Et ce n’est donc pas un hasard si aujourd’hui, aux côtés de nos alliés européens, la France cherche à créer un effet d’entraînement ambitieux en matière de responsabilisation du capitalisme.
The Good : La France prendra le 1er janvier 2022 la Présidence de l’Union Européenne. Quels sont les sujets en matière d’économie responsable que vous porterez pendant cette présidence ?
Olivia Grégoire : Il appartiendra au Président de la République d’annoncer les priorités de la Présidence de l’Union européenne. Sur le plan de l’économie responsable, nous travaillons depuis un an sur deux sujets majeurs. Le premier, c’est le projet de directive CSRD – pour Corporate Sustainability Reporting Directive – qui a pour enjeu de faire en sorte que l’Europe puisse bâtir son standard européen en matière de performance extra-financière, par la considération de l’impact environnemental, social et de gouvernance des entreprises. C’est un enjeu de souveraineté : nous ne pouvons pas envisager de déléguer la création d’une telle norme à une puissance non-européenne, car nous souhaitons que cette norme incarne le modèle européen. C’est à l’Europe, aux États membres, de dire quels sont les axes majeurs pour eux, au plan environnemental, social, et de gouvernance qui caractérisent ce modèle. Nous aimerions que ce sujet aboutisse durant la Présidence française.
Deuxième sujet : mettre en place un devoir de vigilance européen raisonné et raisonnable. Le devoir de vigilance vise à assurer l’alignement entre le produit responsable et la conduite de l’entreprise qui le produit. Quelle serait la conséquence d’un produit écologiquement responsable, mais qui aurait par exemple, était assemblé par des enfants ? Le devoir de vigilance c’est faire respecter les droits humains fondamentaux dans toute la chaîne de valeur, quel que soit le rang des fournisseurs. Si nous ne le faisons pas, ce sont les entreprises elles-mêmes qui risquent d’être condamnées sans médiation par les tribunaux, comme par exemple Shell aux Pays-Bas.

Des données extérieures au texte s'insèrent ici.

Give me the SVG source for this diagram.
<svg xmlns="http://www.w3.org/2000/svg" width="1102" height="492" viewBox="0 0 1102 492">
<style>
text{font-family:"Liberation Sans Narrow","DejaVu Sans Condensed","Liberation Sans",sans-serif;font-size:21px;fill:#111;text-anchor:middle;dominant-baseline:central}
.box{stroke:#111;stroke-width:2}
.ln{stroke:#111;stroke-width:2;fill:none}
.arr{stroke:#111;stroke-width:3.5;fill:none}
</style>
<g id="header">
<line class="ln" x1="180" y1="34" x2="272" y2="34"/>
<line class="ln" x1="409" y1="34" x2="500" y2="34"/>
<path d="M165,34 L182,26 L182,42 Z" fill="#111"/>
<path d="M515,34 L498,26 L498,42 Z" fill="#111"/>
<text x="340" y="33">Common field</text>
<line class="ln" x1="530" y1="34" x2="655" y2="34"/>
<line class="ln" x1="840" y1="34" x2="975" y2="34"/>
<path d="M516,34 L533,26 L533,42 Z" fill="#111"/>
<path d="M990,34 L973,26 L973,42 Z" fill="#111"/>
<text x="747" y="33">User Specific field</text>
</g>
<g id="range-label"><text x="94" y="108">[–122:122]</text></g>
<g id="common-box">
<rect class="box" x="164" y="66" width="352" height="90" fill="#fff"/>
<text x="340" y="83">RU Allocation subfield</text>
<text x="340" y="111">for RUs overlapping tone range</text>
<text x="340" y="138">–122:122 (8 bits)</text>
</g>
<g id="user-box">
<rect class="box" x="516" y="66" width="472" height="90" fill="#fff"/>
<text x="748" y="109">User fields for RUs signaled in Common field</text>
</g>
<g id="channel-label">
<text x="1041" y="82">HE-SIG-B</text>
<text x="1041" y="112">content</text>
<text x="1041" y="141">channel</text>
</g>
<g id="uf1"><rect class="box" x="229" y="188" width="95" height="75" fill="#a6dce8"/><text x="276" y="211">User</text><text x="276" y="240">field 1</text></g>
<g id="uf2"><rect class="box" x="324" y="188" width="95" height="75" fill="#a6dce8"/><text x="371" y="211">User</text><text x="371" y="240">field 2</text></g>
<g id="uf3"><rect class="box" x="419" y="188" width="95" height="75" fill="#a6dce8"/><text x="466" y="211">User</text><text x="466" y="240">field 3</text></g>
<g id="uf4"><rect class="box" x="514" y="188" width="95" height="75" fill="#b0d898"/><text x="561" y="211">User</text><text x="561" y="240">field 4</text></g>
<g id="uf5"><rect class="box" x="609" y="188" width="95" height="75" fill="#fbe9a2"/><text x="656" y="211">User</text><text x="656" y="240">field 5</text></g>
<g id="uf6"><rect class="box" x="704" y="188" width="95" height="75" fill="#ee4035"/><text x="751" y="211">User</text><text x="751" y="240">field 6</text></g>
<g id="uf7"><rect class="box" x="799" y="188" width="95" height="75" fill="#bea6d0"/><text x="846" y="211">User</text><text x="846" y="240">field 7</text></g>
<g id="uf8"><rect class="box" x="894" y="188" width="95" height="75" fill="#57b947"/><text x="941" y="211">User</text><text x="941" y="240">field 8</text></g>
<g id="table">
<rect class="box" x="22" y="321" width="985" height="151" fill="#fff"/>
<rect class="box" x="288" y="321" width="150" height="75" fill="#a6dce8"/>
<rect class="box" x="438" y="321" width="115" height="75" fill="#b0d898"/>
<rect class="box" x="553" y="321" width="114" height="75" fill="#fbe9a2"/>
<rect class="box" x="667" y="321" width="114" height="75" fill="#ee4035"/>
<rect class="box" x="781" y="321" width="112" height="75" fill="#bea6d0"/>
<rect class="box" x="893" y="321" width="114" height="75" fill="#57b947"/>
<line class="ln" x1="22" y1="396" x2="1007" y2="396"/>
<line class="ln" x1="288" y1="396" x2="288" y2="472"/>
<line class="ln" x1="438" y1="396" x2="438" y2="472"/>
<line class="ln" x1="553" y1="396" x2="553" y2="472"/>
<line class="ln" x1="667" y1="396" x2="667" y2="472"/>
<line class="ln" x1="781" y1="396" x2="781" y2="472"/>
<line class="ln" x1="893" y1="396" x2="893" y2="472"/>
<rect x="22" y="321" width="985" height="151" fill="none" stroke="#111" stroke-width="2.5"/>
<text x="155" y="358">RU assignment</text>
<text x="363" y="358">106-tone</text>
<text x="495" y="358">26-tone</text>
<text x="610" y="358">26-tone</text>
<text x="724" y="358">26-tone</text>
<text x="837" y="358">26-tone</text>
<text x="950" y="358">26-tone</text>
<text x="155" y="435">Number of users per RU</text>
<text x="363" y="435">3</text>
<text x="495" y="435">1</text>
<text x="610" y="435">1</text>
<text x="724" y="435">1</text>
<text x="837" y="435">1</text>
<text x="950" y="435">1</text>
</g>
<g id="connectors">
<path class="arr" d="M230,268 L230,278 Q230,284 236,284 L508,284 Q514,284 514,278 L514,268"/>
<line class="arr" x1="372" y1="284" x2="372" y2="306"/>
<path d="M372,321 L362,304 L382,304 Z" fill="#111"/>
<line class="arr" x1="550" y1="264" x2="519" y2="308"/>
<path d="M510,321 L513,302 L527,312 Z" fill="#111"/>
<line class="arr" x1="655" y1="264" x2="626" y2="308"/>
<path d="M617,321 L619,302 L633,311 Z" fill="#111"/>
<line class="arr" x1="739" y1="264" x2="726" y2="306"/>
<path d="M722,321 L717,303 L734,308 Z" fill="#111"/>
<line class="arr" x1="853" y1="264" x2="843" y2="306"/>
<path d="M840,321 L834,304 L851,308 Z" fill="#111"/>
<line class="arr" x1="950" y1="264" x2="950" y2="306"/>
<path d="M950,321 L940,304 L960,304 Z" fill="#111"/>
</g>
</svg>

The Good : Le Ministère apporte son soutien, par un haut patronage, au Grand Prix de la Good Économie. Quelles sont vos motivations à soutenir ce prix ?
Olivia Grégoire : Soutenir les entreprises engagées, c’est le sens de l’histoire. Mettre en avant des entreprises pionnières, avant que la réglementation ne les y contraigne, c’est d’abord avoir à leur endroit une reconnaissance légitime, mais c’est aussi, à partir de leur engagement, essayer de créer un effet d’entraînement, pour embarquer plus d’entreprises. C’est avec plaisir et honneur que le ministère soutient ce grand prix.

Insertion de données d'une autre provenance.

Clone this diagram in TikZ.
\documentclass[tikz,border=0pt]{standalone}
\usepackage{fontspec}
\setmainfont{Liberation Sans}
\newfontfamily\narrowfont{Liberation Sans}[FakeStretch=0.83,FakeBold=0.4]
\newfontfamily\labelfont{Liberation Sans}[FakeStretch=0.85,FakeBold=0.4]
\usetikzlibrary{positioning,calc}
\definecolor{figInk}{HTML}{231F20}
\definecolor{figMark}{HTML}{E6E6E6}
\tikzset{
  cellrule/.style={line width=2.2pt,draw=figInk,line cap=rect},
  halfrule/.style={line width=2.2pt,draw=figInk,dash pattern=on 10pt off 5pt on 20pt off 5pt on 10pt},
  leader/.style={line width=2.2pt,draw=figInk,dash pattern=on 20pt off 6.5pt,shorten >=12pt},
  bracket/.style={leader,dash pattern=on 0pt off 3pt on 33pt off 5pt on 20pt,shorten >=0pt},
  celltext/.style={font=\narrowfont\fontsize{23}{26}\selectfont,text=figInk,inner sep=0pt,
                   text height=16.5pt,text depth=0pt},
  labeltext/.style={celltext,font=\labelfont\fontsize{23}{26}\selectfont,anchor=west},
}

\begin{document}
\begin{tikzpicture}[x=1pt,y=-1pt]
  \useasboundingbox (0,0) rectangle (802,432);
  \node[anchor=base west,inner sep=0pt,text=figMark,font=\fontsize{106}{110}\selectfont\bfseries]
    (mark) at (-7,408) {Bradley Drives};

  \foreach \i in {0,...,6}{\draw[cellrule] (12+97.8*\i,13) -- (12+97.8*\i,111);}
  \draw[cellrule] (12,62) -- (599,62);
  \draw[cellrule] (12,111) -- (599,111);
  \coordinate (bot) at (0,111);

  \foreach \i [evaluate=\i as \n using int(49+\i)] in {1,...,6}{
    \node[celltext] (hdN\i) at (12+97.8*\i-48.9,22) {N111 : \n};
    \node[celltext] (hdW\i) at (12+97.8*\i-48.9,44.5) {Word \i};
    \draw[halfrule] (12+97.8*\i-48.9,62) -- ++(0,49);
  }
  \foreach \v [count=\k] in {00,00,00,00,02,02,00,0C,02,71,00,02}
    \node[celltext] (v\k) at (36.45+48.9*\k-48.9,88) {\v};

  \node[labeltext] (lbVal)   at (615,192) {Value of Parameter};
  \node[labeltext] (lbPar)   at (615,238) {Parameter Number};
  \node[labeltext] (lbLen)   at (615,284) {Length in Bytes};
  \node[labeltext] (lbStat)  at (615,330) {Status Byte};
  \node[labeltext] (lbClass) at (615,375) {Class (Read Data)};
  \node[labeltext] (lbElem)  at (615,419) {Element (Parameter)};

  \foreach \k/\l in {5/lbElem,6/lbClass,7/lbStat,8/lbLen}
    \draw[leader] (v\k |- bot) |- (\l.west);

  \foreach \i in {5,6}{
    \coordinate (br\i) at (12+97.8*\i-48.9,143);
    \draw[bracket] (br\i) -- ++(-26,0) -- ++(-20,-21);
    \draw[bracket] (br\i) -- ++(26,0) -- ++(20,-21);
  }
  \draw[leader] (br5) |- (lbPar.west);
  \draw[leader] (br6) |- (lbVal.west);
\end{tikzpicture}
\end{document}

L’engagement des entreprises répond à des attentes de plus en plus prégnantes des citoyens-consommateurs. Comme le rappelle le baromètre de l’Ademe paru en juin dernier, pas moins de 72 % des Français sont mobilisés en faveur d’une consommation plus responsable. Cette exigence impacte la production des entreprises : nous cherchons tous, en questionnant la traçabilité, la provenance, à savoir dans quelle mesure le produit a été fabriqué dans une dynamique responsable. Au-delà des consommateurs, nous avons des investisseurs qui, par la régulation, et notamment européenne (cf. le règlement SFDR de mars 2021) regardent de plus en plus la performance extra-financière, l’empreinte ESG de l’entreprise, bien au-delà de la seule question du prix.
Soutenir les entreprises engagées, c’est le sens de l’histoire.